Edersheim concurred with Fairbairn about the typological significance of the Feast of Tabernacles. He said the Feast signified the time when "in this mountain shall the Lord of hosts make unto all the people a feast of fat things…And He will destroy in this mountain the face of the covering spread over all the nations. He will swallow up death in victory." Undeniably then the typological significance of the Feast of Tabernacles has been associated with the resurrection by the Jews and Christian scholars.

Twice in Zechariah 14 the writer speaks of worshippers, including the Gentiles, coming to Jerusalem to observe the Feast of Tabernacles after the coming of the Lord in judgment at the time of the fall of Jerusalem, verses 1-5.

The Messianic import of the Feast of Tabernacles was resurrection life. Zechariah 14 speaks at length of the Feast of Tabernacles being celebrated after the coming of the Lord in A.D. 70. We must therefore understand this to be an illusion to the celebration of resurrection life. This directly associates resurrection life with the A.D. 70 coming of the Lord.


Daniel 12, Zechariah 14 and Resurrection
Daniel foresaw a time of unparalleled tribulation coming on his people in the time of the end, Daniel 12:1, 4. In this "time of the end" however, "many of those who sleep in the dust of the earth shall come forth" verse 2. Here is the resurrection.

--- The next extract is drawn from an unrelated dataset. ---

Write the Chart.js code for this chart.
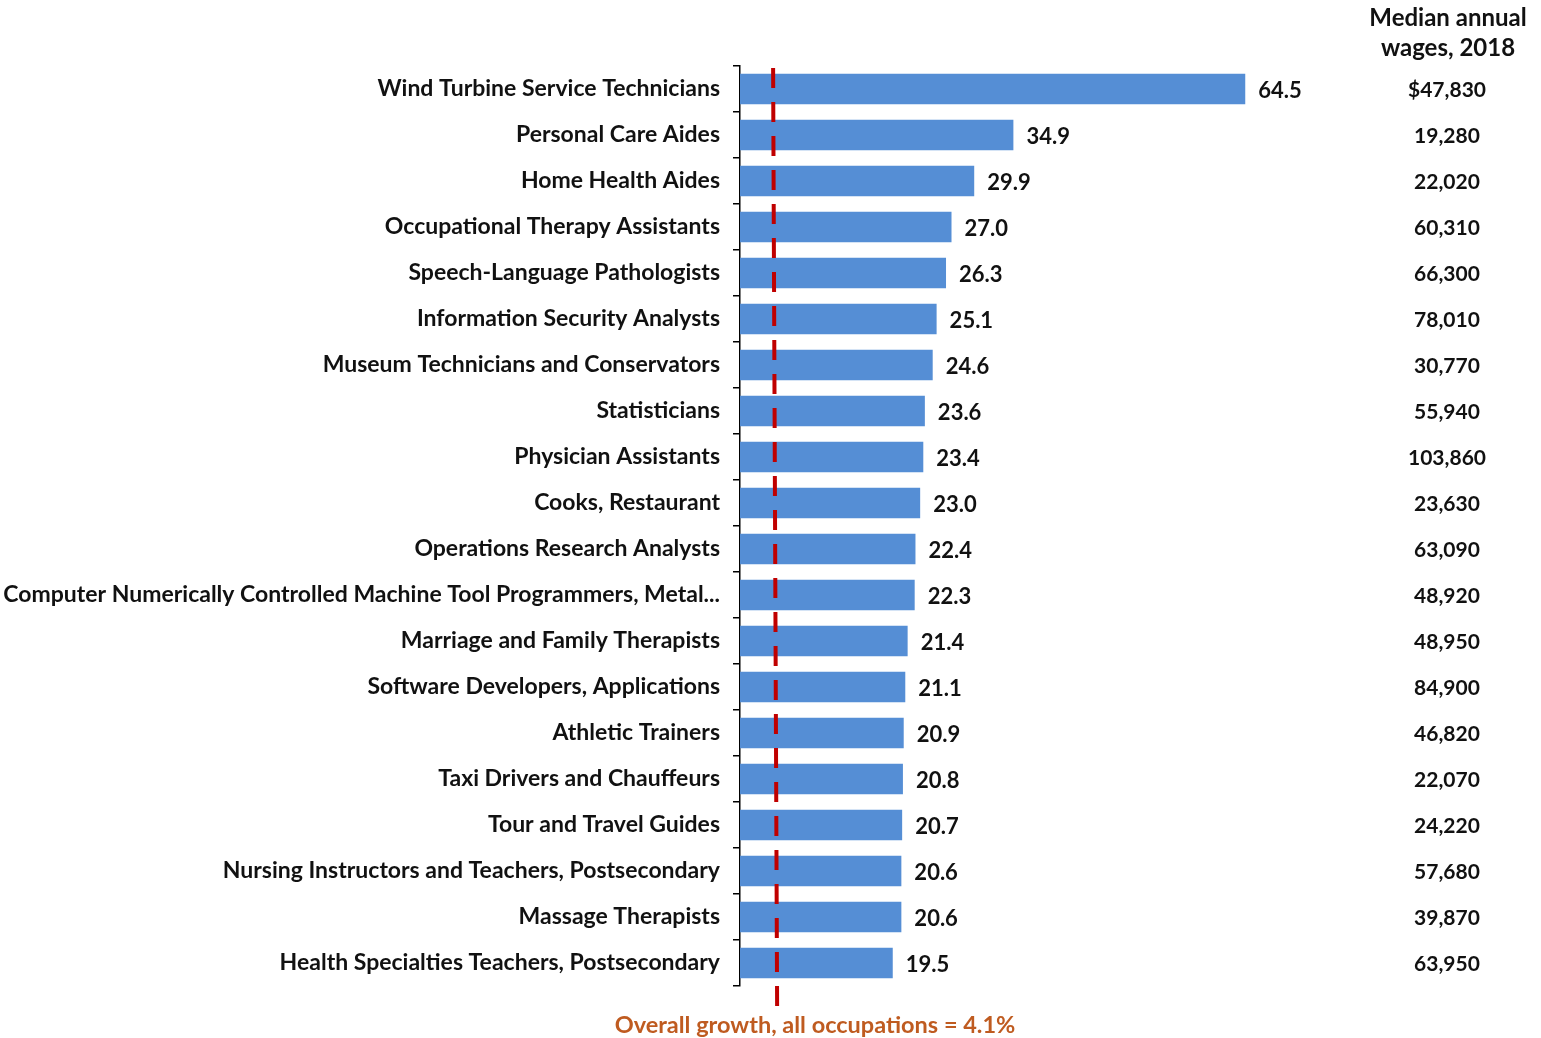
<!DOCTYPE html>
<html>
<head>
<meta charset="utf-8">
<script src="https://cdn.jsdelivr.net/npm/chart.js@4/dist/chart.umd.min.js"></script>
<style>
html,body{margin:0;padding:0;background:#fff;}
#wrap{position:relative;width:1541px;height:1038px;}
</style>
</head>
<body>
<div id="wrap"><canvas id="c" width="1541" height="1038"></canvas></div>
<script>
const occupations = [
  "Wind Turbine Service Technicians",
  "Personal Care Aides",
  "Home Health Aides",
  "Occupational Therapy Assistants",
  "Speech-Language Pathologists",
  "Information Security Analysts",
  "Museum Technicians and Conservators",
  "Statisticians",
  "Physician Assistants",
  "Cooks, Restaurant",
  "Operations Research Analysts",
  "Computer Numerically Controlled Machine Tool Programmers, Metal...",
  "Marriage and Family Therapists",
  "Software Developers, Applications",
  "Athletic Trainers",
  "Taxi Drivers and Chauffeurs",
  "Tour and Travel Guides",
  "Nursing Instructors and Teachers, Postsecondary",
  "Massage Therapists",
  "Health Specialties Teachers, Postsecondary"
];
const growthPct = [64.5, 34.9, 29.9, 27.0, 26.3, 25.1, 24.6, 23.6, 23.4, 23.0, 22.4, 22.3, 21.4, 21.1, 20.9, 20.8, 20.7, 20.6, 20.6, 19.5];
const medianWages = ["$47,830", "19,280", "22,020", "60,310", "66,300", "78,010", "30,770", "55,940", "103,860", "23,630", "63,090", "48,920", "48,950", "84,900", "46,820", "22,070", "24,220", "57,680", "39,870", "63,950"];
const wagesHeader = ["Median annual", "wages, 2018"];
const overallGrowth = 4.1;
const footerText = "Overall growth, all occupations = 4.1%";

const FONT = "Lato, 'Open Sans', sans-serif";

const extras = {
  id: 'extras',
  afterDatasetsDraw(chart) {
    const ctx = chart.ctx;
    const x = chart.scales.x;
    const meta = chart.getDatasetMeta(0);
    ctx.save();
    // value labels
    ctx.font = "bold 22px " + FONT;
    ctx.fillStyle = "#111";
    ctx.textAlign = "left";
    ctx.textBaseline = "middle";
    meta.data.forEach((bar, i) => {
      ctx.fillText(growthPct[i].toFixed(1), bar.x + 13, bar.y + 2);
    });
    // dashed overall-growth line
    const xp = x.getPixelForValue(overallGrowth);
    ctx.strokeStyle = "#C00000";
    ctx.lineWidth = 4;
    ctx.setLineDash([20, 14]);
    ctx.beginPath();
    ctx.moveTo(xp + 1, chart.chartArea.top + 2);
    ctx.lineTo(xp + 5, 1006);
    ctx.stroke();
    ctx.setLineDash([]);
    // wages column
    ctx.fillStyle = "#111";
    ctx.textAlign = "center";
    ctx.font = "bold 24px " + FONT;
    ctx.fillText(wagesHeader[0], 1448, 18);
    ctx.fillText(wagesHeader[1], 1448, 48);
    ctx.font = "bold 21px " + FONT;
    meta.data.forEach((bar, i) => {
      ctx.fillText(medianWages[i], 1447, bar.y + 1);
    });
    // footer
    ctx.fillStyle = "#BF5B20";
    ctx.font = "bold 23.5px " + FONT;
    ctx.fillText(footerText, 815, 1025);
    ctx.restore();
  }
};

new Chart(document.getElementById('c'), {
  type: 'bar',
  data: {
    labels: occupations,
    datasets: [{
      data: growthPct,
      backgroundColor: '#558ED5',
      borderWidth: 0,
      categoryPercentage: 1.0,
      barPercentage: 0.66
    }]
  },
  plugins: [extras],
  options: {
    indexAxis: 'y',
    responsive: false,
    animation: false,
    layout: { padding: { top: 66, bottom: 52, left: 0, right: 237 } },
    plugins: { legend: { display: false }, tooltip: { enabled: false } },
    scales: {
      x: {
        display: false,
        min: 0,
        max: 72
      },
      y: {
        afterFit(scale) { scale.width = 740; },
        border: { display: true, color: '#000', width: 1.5 },
        grid: { drawOnChartArea: false, drawTicks: true, tickLength: 7, color: '#000', lineWidth: 1.5, offset: true },
        ticks: {
          color: '#111',
          padding: 13,
          autoSkip: false,
          font: { family: FONT, size: 23, weight: 'bold' }
        }
      }
    }
  }
});
</script>
</body>
</html>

Zechariah predicted the same time of trouble when "the city shall be besieged and taken" Zechariah 14:1-2. God’s sword would be against Israel and "two thirds in it (Israel, DKP
) shall be cut off and die" Zechariah 13:8. "In that day" of trouble the fountain of living waters would be opened, Zechariah 14:8. Thus, both Daniel and Zechariah spoke of the time of tribulation and resurrection.

Daniel, when hearing of the time of trouble and resurrection, heard one angel ask another when "all of these things shall be fulfilled" Daniel 12:6. The answer was "when the power of the holy people has been completely shattered all of these things shall be fulfilled" Daniel 12:7. This can be no other time than the fall of Jerusalem in A.D. 70. Zechariah 14 predicted the identical time.

Daniel 12 and Zechariah 14 both speak of the time of Israel’s judgment. Daniel speaks of those in "the dust of the earth" coming forth; Zechariah speaks of the river of life being opened. Zechariah 14 plainly speaks of the resurrection.

We believe that what has been presented is sufficient to prove that Zechariah 14 did predict the time of the resurrection.

What is so important to see is that scripture presents these resurrection themes in direct association with the Lord’s coming in the judgment of Israel. Isaiah 24-25 are set within the context of the fall of the "city of confusion."

The River of Life is set within the context of the "last days" consummating in the Day of the Lord against Israel, Joel 2-3/ Matthew 24:29-34. Daniel 12 places the resurrection at the time "when the power of the holy people has been completely shattered" Daniel 12:7. The context therefore for resurrection is the judgment of Israel. This is the context of Zechariah 14.

Further, that Zechariah 14 predicted the A.D. 70 cataclysm is widely admitted among amillennial and postmillennial writers. Why then has the connection between the fall of Jerusalem and the resurrection been ignored or denied?

One can only speculate but the power of preconceived ideas about the nature of the resurrection is very powerful. Like the Jews of old who rejected the kingdom of the Messiah because they anticipated a materialistic restoration of Israel, most believers today cannot or will not see that inspiration unequivocally places the resurrection at the time of Israel’s judgment.